Without question, watching him fight with his wife. It’s one of the most painful, excruciating, and honest scenes I’ve every filmed. And I’ve shot some hairy stuff. I felt like a small child, watching my own parents fight. I wanted to run and hide. But then, when you feel that, it’s usually the most incredible scene. I never worried about Speedo at the track. Well, once his car caught on fire, but he kept racing.
Did you ever feel that maybe you shouldn’t be filming some of Speedo’s family troubles?
Of course I was conflicted about that. But that scene is the emotional center of the film. The filmmaking process for me was about coming to understand that Speedo’s story was much more than racing – it was about what was happening at home with his family. The film explores where Speedo’s rage comes from – and it comes from this terrible marriage he’s trapped in. In that scene, we learn what he’s been experiencing for all these years, and also subjecting his wife to. As bad as it was, I know that that stuff went on all the time in his house. It’s like an iceberg. 95% of it is submerged. We see the tiny piece that pokes above the surface and it’s pretty damn scary.

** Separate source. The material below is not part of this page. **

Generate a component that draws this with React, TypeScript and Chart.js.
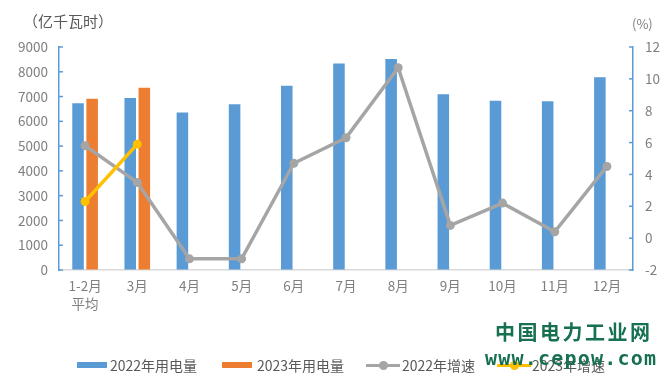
import React, { useEffect, useRef } from "react";
import { Chart, registerables } from "chart.js";

Chart.register(...registerables);

const categories: (string | string[])[] = [
  ["1-2月", "平均"], "3月", "4月", "5月", "6月", "7月", "8月", "9月", "10月", "11月", "12月",
];
const use2022 = [6730, 6940, 6360, 6690, 7440, 8330, 8520, 7090, 6830, 6810, 7780];
const use2023 = [6910, 7360, null, null, null, null, null, null, null, null, null];
const growth2022 = [5.8, 3.5, -1.3, -1.3, 4.7, 6.3, 10.7, 0.8, 2.2, 0.4, 4.5];
const growth2023 = [2.3, 5.9, null, null, null, null, null, null, null, null, null];
const leftTicks = { min: 0, max: 9000, step: 1000 };
const rightTicks = { min: -2, max: 12, step: 2 };

const FONT = '"Noto Sans CJK SC", "Noto Sans", sans-serif';
const BLUE = "#5B9BD5";
const ORANGE = "#ED7D31";
const GRAY = "#A5A5A5";
const YELLOW = "#FFC000";
const TEXT = "#7F7F7F";
const GREEN = "#17704F";

const innerTicks = {
  id: "innerTicks",
  afterDraw(chart: any) {
    const ctx = chart.ctx;
    ctx.save();
    ctx.strokeStyle = BLUE;
    ctx.lineWidth = 1.5;
    const y = chart.scales.y;
    const y1 = chart.scales.y1;
    y.ticks.forEach((_t: any, i: number) => {
      const p = y.getPixelForTick(i);
      ctx.beginPath();
      ctx.moveTo(y.right, p);
      ctx.lineTo(y.right + 4, p);
      ctx.stroke();
    });
    y1.ticks.forEach((_t: any, i: number) => {
      const p = y1.getPixelForTick(i);
      ctx.beginPath();
      ctx.moveTo(y1.left, p);
      ctx.lineTo(y1.left - 4, p);
      ctx.stroke();
    });
    ctx.restore();
  },
};

export default function App() {
  const ref = useRef<HTMLCanvasElement>(null);
  useEffect(() => {
    document.body.style.margin = "0";
    const chart = new Chart(ref.current!, {
      type: "bar",
      data: {
        labels: categories as any,
        datasets: [
          { type: "line", label: "2022年增速", data: growth2022, yAxisID: "y1", borderColor: GRAY, backgroundColor: GRAY, borderWidth: 3.5, pointRadius: 4.5, pointBorderWidth: 0, pointBackgroundColor: GRAY, order: 1 },
          { type: "line", label: "2023年增速", data: growth2023 as any, yAxisID: "y1", borderColor: YELLOW, backgroundColor: YELLOW, borderWidth: 3.5, pointRadius: 4.5, pointBorderWidth: 0, pointBackgroundColor: YELLOW, order: 0 },
          { type: "bar", label: "2022年用电量", data: use2022, yAxisID: "y", backgroundColor: BLUE, categoryPercentage: 0.54, barPercentage: 0.82, order: 2 },
          { type: "bar", label: "2023年用电量", data: use2023 as any, yAxisID: "y", backgroundColor: ORANGE, categoryPercentage: 0.54, barPercentage: 0.82, order: 3 },
        ] as any,
      },
      options: {
        animation: false,
        responsive: false,
        maintainAspectRatio: false,
        layout: { padding: { top: 47, left: 0, right: 0, bottom: 0 } },
        plugins: { legend: { display: false }, tooltip: { enabled: false } },
        scales: {
          x: {
            grid: { display: true, drawOnChartArea: false, drawTicks: false },
            border: { color: "#D9D9D9", width: 1.5 },
            ticks: { color: TEXT, font: { family: FONT, size: 13.5, lineHeight: 1.32 }, padding: 7, maxRotation: 0, autoSkip: false },
            afterFit: (s: any) => { s.height = 118; },
          },
          y: {
            position: "left",
            min: leftTicks.min, max: leftTicks.max,
            grid: { display: true, drawOnChartArea: false, drawTicks: false },
            border: { color: BLUE, width: 1.5 },
            ticks: { stepSize: leftTicks.step, color: TEXT, font: { family: FONT, size: 13.5 }, padding: 11, callback: (v: any) => String(v) },
            afterFit: (s: any) => { s.width = 59; },
          },
          y1: {
            position: "right",
            min: rightTicks.min, max: rightTicks.max,
            grid: { display: true, drawOnChartArea: false, drawTicks: false },
            border: { color: BLUE, width: 1.5 },
            ticks: { stepSize: rightTicks.step, color: TEXT, font: { family: FONT, size: 13.5 }, padding: 12, callback: (v: any) => String(v) },
            afterFit: (s: any) => { s.width = 39; },
          },
        },
      },
      plugins: [innerTicks],
    });
    return () => chart.destroy();
  }, []);

  const legendText: React.CSSProperties = { position: "absolute", top: 356, fontFamily: FONT, fontSize: 14, color: "#595959", lineHeight: "18px", whiteSpace: "nowrap" };
  const swatch = (left: number, color: string): React.CSSProperties => ({ position: "absolute", left, top: 362, width: 30, height: 6, background: color });
  const lineSw = (left: number, color: string) => (
    <>
      <div style={{ position: "absolute", left, top: 363.5, width: 34, height: 3.5, background: color }} />
      <div style={{ position: "absolute", left: left + 12.5, top: 360.5, width: 9, height: 9, borderRadius: "50%", background: color }} />
    </>
  );

  return (
    <div style={{ position: "absolute", left: 0, top: 0, width: 672, height: 388, background: "#fff", overflow: "hidden" }}>
      <canvas ref={ref} width={672} height={388} style={{ position: "absolute", left: 0, top: 0, width: 672, height: 388 }} />
      <div style={{ position: "absolute", left: 23, top: 10, fontFamily: FONT, fontSize: 15, color: "#595959", whiteSpace: "nowrap" }}>（亿千瓦时）</div>
      <div style={{ position: "absolute", left: 632, top: 14, fontFamily: FONT, fontSize: 13, color: TEXT, whiteSpace: "nowrap" }}>(%)</div>
      <div style={swatch(77, BLUE)} />
      <div style={{ ...legendText, left: 110 }}>2022年用电量</div>
      <div style={swatch(222, ORANGE)} />
      <div style={{ ...legendText, left: 257 }}>2023年用电量</div>
      {lineSw(366, GRAY)}
      <div style={{ ...legendText, left: 402 }}>2022年增速</div>
      {lineSw(497, YELLOW)}
      <div style={{ ...legendText, left: 532 }}>2023年增速</div>
      <div style={{ position: "absolute", left: 495, top: 322, lineHeight: "20px", fontFamily: FONT, fontWeight: 700, fontSize: 20, letterSpacing: 2.5, color: GREEN, whiteSpace: "nowrap" }}>中国电力工业网</div>
      <div style={{ position: "absolute", left: 485, top: 346, fontFamily: '"DejaVu Sans Mono", monospace', fontWeight: 700, fontSize: 20, letterSpacing: 1.2, color: GREEN, whiteSpace: "nowrap" }}>www.cepow.com</div>
    </div>
  );
}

Towards the end of the filmmaking process, I met with Linda Jager, Speedo’s ex-wife, and talked with her about the film, and why the family story was so important to me. She was incredibly understanding. We hadn’t talked in two years. I invited her to the premiere, in New York, and she came, with her new boyfriend, Harvey. That was very important to me, that she felt as though she had been treated fairly.
How has the audience reaction been at festivals?
It’s been incredible. For all his warts, people seem to fall in love with Speedo and the festival response has been great. He’s a true original. The film is, I think, one of the rare big screen documentaries. It’s made for the big screen. The drama, the action, the story, the humor, the music. It all works best when we can share that experience with an audience. Speedo is a larger-than-life character. But then, it’s been great to have him at festivals because he’s taken it – and this surprised me – with such humility. People can scarcely believe he’s there, in the flesh. It’s been the most extraordinary rush. At Full Frame, the film won the audience award, and when the film was over the audience stood and applauded Speedo, the man, not the movie. It was the most sublime experience.
What are your future plans for the film?
Well, I just hope I can share the theatrical experience with people around the country. I’m hoping the film will get a real theatrical release. Then, I’ll be pursing television, and home video deals. The film has a bunch of festival screenings lined up this fall. The lineup is posted on my website.
Any other projects coming up?
Well, there’s been some interest in a fictional remake of Speedo. Hard to top the original, but that could be interesting.
I’m working on a project for AMC about conservatives in Hollywood, and, of course, trying like hell to get Speedo out there.